If you miss him here, be sure to visit the National Portrait Gallery between May - September 2010 when they will be exhibiting more work by Katz.
PRESS RELEASE: Timothy Taylor Gallery
Timothy Taylor Gallery is proud to announce an exhibition of new paintings by the renowned American artist Alex Katz.
Now in his 82nd year, Alex Katz is one of the most significant artists of his generation. His distinctive portraits and lyrical landscapes are noted for their pristine flat surface and economy of line, depicting scenes from modern life. Katz’s minimal aesthetic was developed in the 1950s and was at the time, both an anticipation of Pop Art and a reaction to the prevalence of Abstract Expressionism. Katz has always been that intriguing thing: an artist’s artist. His influence is widely felt: many of today’s most successful contemporary artists from Peter Doig to Elizabeth Peyton acknowledge their debt to Katz.
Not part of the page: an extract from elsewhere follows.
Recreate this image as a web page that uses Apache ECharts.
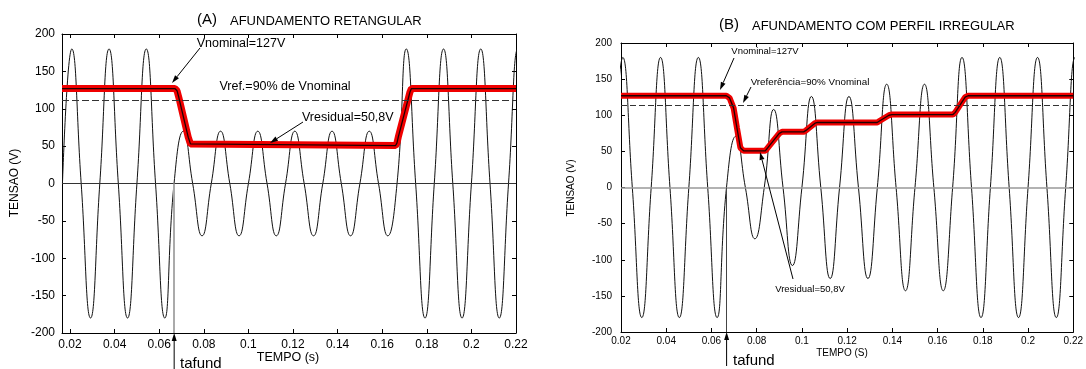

This exhibition premieres a series of recent portraits of Katz’s friends and family – Three People, 2009, depicts his immediate family: Ada, his wife and lifelong muse, together with their son, Vincent and daughter-in-law, Vivien. These large-scale yet surprisingly intimate new works amply display Katz’s bold clarity of vision and his emphatic use of colour and line: his work has never been so powerful.
In May to September 2010, the National Portrait Gallery in London will present a display of Katz’s works, most notably an early and unusual three dimensional group portrait of Manhattan’s literary and artistic party scene, One Flight Up, 1968.
Alex Katz has been the subject of over 200 solo exhibitions and been included in nearly 500 group shows internationally since 1951. Throughout his career, Katz has been the recipient of numerous awards and his work is held in over 100 public collections worldwide. Recently, Anthony D’Offay donated a group of works by Katz to the National Galleries of Scotland and Tate, as part of the nationwide Artist’s Rooms project.